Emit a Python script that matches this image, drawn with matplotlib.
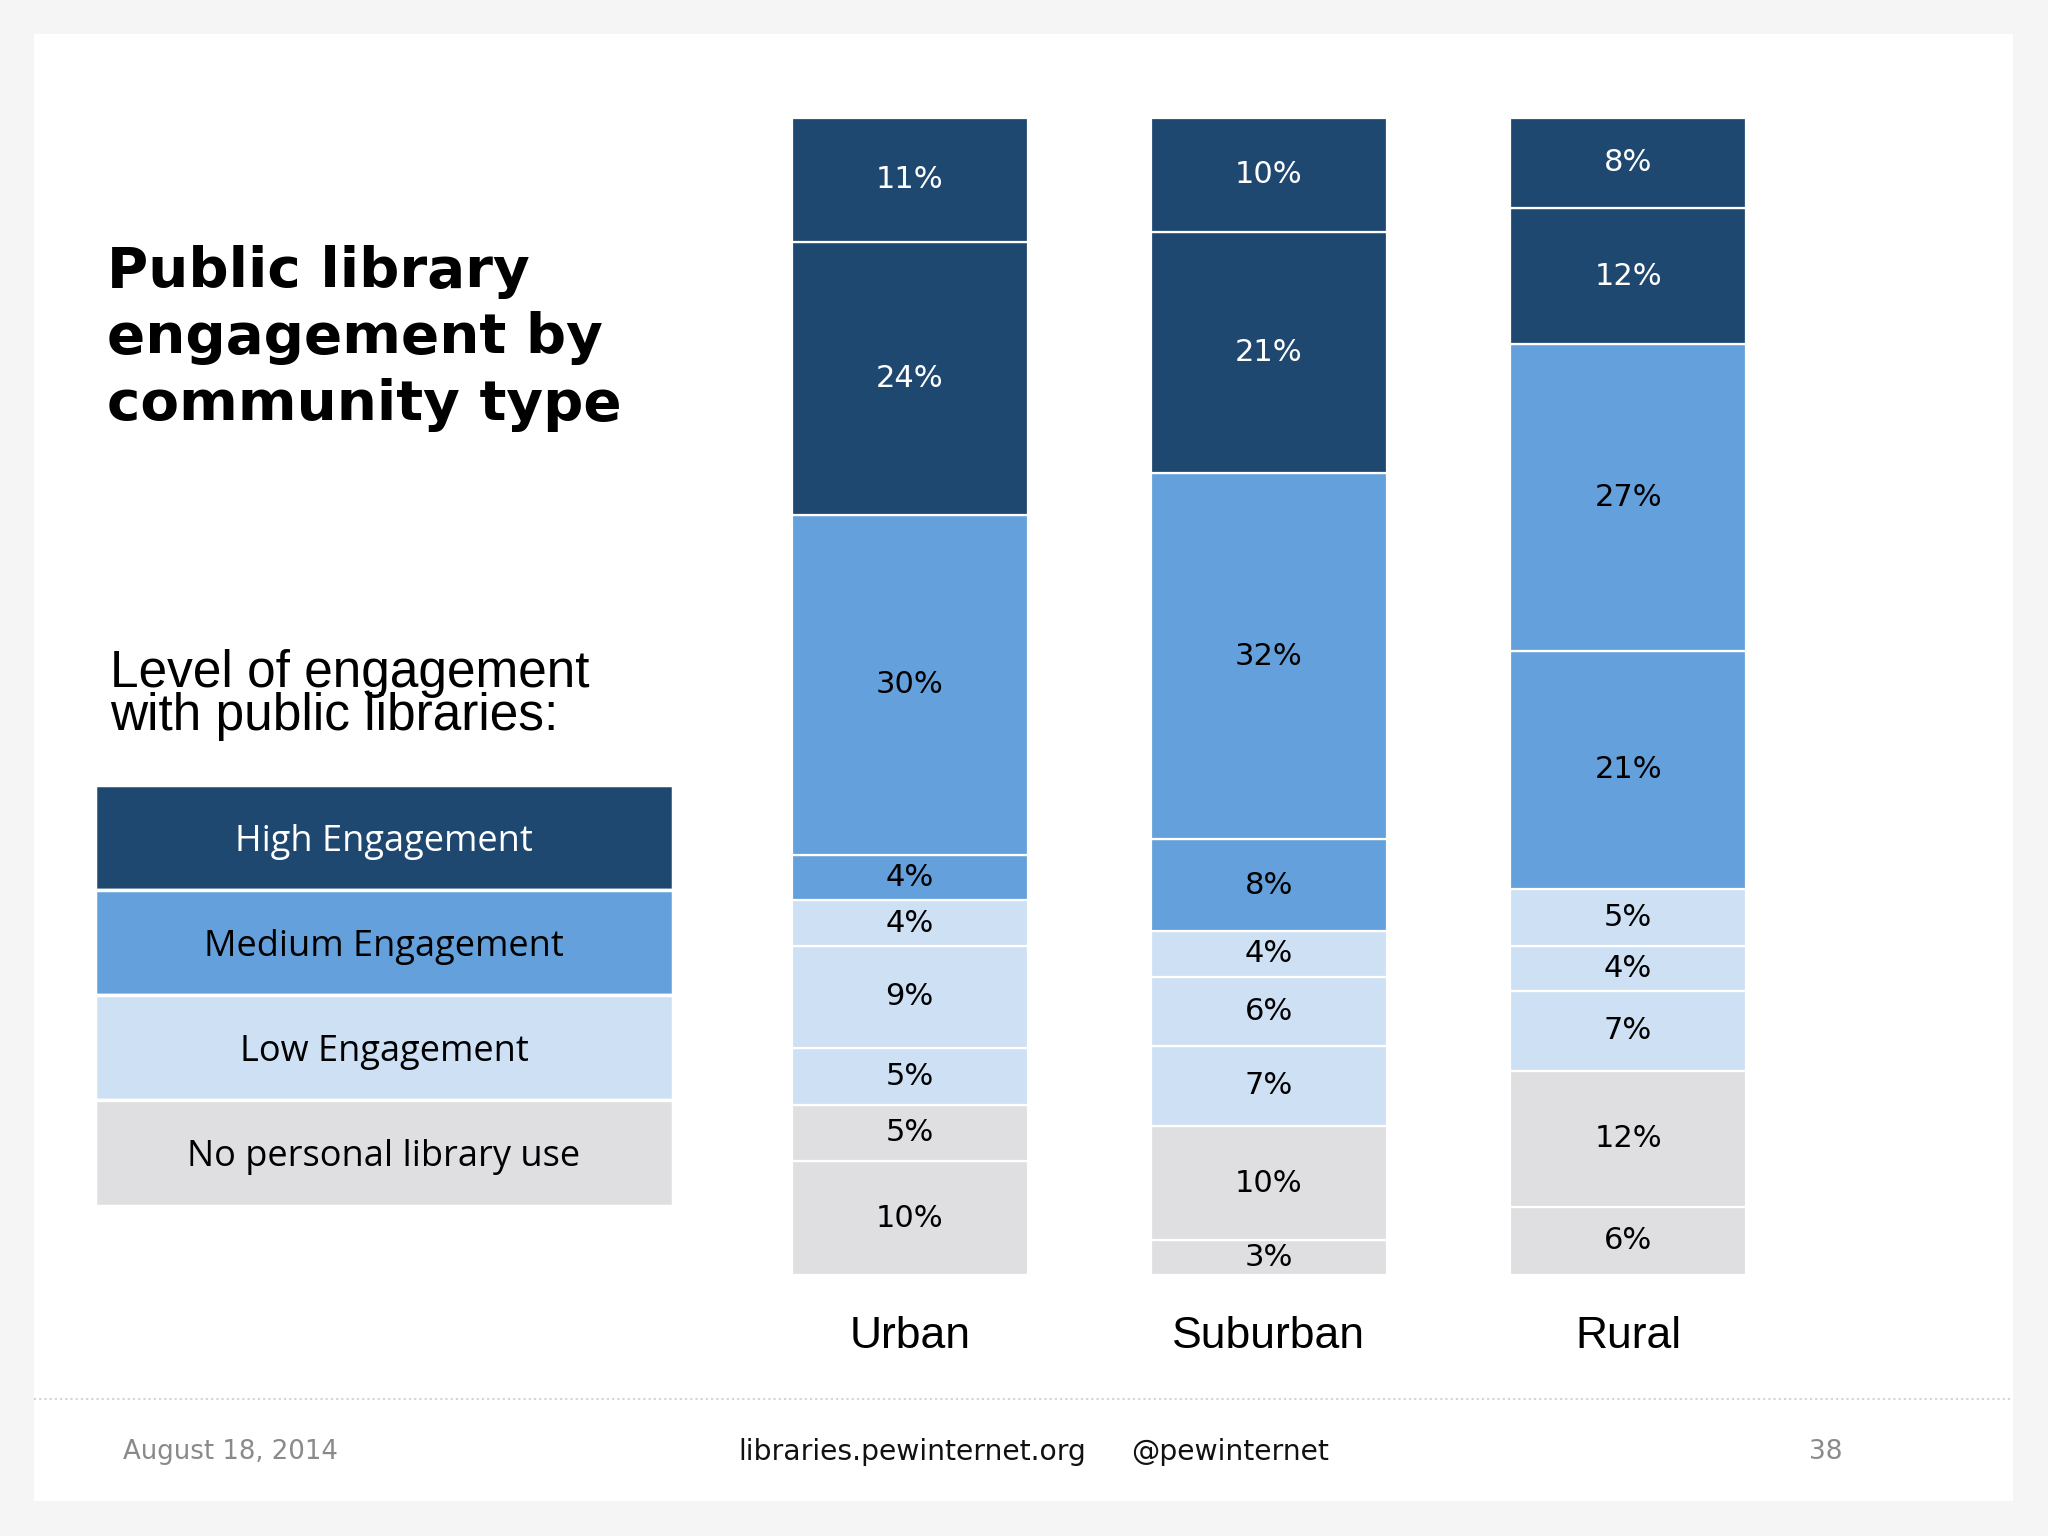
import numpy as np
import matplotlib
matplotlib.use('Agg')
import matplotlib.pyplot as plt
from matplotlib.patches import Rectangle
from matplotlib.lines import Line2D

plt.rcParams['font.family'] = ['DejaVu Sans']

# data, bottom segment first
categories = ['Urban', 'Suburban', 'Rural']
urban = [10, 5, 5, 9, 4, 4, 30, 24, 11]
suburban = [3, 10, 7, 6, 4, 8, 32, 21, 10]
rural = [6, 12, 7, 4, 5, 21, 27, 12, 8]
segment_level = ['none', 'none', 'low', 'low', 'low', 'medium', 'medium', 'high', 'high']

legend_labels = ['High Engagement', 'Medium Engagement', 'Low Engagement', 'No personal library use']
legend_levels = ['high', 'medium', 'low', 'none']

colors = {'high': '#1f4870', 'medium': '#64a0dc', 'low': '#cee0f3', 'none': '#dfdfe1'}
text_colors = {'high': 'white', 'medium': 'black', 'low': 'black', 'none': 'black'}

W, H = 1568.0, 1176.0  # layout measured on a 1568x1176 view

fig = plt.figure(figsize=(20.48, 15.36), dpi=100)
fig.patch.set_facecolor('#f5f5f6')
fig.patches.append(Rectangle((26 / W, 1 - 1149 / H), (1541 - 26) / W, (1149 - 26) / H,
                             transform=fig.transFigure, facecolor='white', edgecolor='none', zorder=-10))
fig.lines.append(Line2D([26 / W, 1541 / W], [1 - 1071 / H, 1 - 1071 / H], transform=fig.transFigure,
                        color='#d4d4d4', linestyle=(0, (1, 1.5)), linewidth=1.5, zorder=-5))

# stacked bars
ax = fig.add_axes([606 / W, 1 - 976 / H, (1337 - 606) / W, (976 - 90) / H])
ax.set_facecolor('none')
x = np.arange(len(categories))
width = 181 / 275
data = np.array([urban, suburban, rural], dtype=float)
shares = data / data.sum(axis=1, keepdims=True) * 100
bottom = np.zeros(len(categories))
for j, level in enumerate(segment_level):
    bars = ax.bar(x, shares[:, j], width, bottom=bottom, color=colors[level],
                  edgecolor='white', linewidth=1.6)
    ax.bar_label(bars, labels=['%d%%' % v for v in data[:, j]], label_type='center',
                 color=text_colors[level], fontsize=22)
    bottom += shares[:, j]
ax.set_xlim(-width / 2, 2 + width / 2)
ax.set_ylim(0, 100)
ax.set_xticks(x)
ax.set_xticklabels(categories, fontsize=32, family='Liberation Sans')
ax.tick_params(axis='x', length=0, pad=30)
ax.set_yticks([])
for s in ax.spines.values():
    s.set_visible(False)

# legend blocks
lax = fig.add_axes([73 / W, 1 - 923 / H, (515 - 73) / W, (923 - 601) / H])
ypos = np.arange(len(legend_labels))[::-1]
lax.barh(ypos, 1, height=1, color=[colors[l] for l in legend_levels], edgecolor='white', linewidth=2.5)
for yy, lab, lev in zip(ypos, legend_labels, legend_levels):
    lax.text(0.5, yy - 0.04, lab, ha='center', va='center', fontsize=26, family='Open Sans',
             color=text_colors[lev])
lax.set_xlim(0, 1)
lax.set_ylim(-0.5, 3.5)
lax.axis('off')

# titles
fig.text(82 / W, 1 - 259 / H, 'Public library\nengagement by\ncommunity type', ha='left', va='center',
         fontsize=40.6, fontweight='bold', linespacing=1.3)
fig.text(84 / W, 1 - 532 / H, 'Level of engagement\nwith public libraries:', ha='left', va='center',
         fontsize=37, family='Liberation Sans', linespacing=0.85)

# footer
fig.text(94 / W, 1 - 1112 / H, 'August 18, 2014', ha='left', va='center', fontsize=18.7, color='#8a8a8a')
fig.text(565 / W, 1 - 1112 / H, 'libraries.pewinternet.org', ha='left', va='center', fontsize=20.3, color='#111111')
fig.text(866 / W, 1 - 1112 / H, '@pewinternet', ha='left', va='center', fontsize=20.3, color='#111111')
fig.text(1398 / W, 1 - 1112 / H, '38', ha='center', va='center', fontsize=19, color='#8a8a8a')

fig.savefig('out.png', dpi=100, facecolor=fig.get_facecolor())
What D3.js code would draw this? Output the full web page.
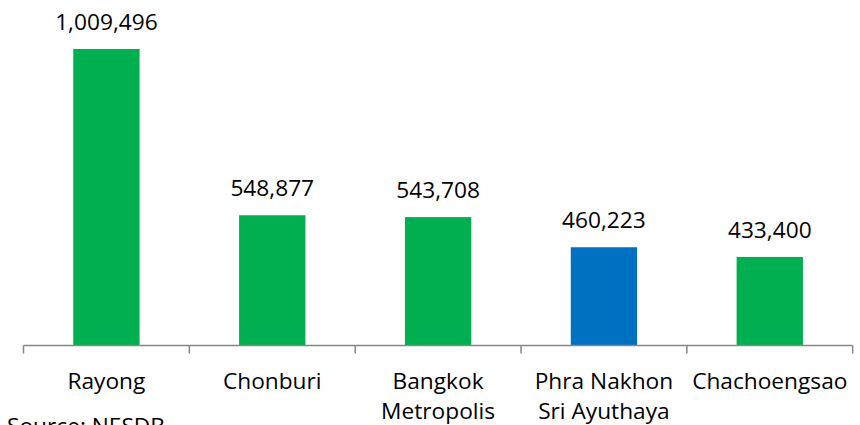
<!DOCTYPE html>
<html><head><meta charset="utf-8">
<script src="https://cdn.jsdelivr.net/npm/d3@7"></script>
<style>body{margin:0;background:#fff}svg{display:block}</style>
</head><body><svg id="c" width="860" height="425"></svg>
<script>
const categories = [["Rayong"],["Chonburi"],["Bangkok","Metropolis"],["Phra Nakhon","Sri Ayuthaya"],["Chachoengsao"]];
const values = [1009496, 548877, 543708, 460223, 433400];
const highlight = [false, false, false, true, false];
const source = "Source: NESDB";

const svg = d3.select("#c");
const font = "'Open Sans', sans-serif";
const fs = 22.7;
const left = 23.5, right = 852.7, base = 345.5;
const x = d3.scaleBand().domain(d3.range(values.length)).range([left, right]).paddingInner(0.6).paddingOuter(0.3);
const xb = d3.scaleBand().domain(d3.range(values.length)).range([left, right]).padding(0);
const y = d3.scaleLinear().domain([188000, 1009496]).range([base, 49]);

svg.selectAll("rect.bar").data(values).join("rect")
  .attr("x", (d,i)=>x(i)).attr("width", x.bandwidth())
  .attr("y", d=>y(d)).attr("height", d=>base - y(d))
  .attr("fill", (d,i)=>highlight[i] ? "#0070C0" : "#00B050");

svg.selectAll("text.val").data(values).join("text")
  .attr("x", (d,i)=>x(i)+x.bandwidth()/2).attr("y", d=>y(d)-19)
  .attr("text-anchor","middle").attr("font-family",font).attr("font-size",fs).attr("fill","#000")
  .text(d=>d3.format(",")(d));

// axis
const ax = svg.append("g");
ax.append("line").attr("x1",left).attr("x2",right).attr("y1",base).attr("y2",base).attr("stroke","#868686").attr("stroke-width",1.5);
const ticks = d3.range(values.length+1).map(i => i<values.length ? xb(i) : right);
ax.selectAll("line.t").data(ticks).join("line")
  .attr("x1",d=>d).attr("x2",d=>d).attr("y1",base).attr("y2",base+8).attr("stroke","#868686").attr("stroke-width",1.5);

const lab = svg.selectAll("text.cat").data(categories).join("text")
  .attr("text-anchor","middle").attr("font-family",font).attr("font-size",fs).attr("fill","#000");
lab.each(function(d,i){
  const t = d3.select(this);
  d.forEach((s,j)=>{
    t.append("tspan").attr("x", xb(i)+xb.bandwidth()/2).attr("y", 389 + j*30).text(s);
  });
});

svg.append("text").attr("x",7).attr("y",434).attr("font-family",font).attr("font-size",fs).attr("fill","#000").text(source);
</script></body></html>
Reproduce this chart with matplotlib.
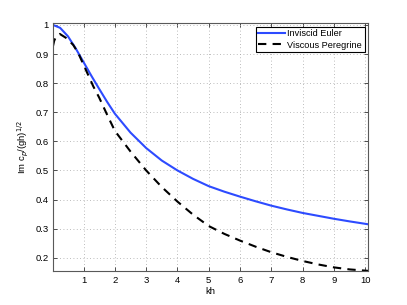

## Instruction
Only the lines from the start of the records to the one containing "W, H = 1568.0, 1176.0" should be repeated, exactly and with both ends kept; drop any pictures.

## Result below
Emit a Python script that matches this image, drawn with matplotlib.
import numpy as np
import matplotlib
matplotlib.use('Agg')
import matplotlib.pyplot as plt
from matplotlib.patches import Rectangle
from matplotlib.lines import Line2D

plt.rcParams['font.family'] = ['DejaVu Sans']

# data, bottom segment first
categories = ['Urban', 'Suburban', 'Rural']
urban = [10, 5, 5, 9, 4, 4, 30, 24, 11]
suburban = [3, 10, 7, 6, 4, 8, 32, 21, 10]
rural = [6, 12, 7, 4, 5, 21, 27, 12, 8]
segment_level = ['none', 'none', 'low', 'low', 'low', 'medium', 'medium', 'high', 'high']

legend_labels = ['High Engagement', 'Medium Engagement', 'Low Engagement', 'No personal library use']
legend_levels = ['high', 'medium', 'low', 'none']

colors = {'high': '#1f4870', 'medium': '#64a0dc', 'low': '#cee0f3', 'none': '#dfdfe1'}
text_colors = {'high': 'white', 'medium': 'black', 'low': 'black', 'none': 'black'}

W, H = 1568.0, 1176.0  # layout measured on a 1568x1176 view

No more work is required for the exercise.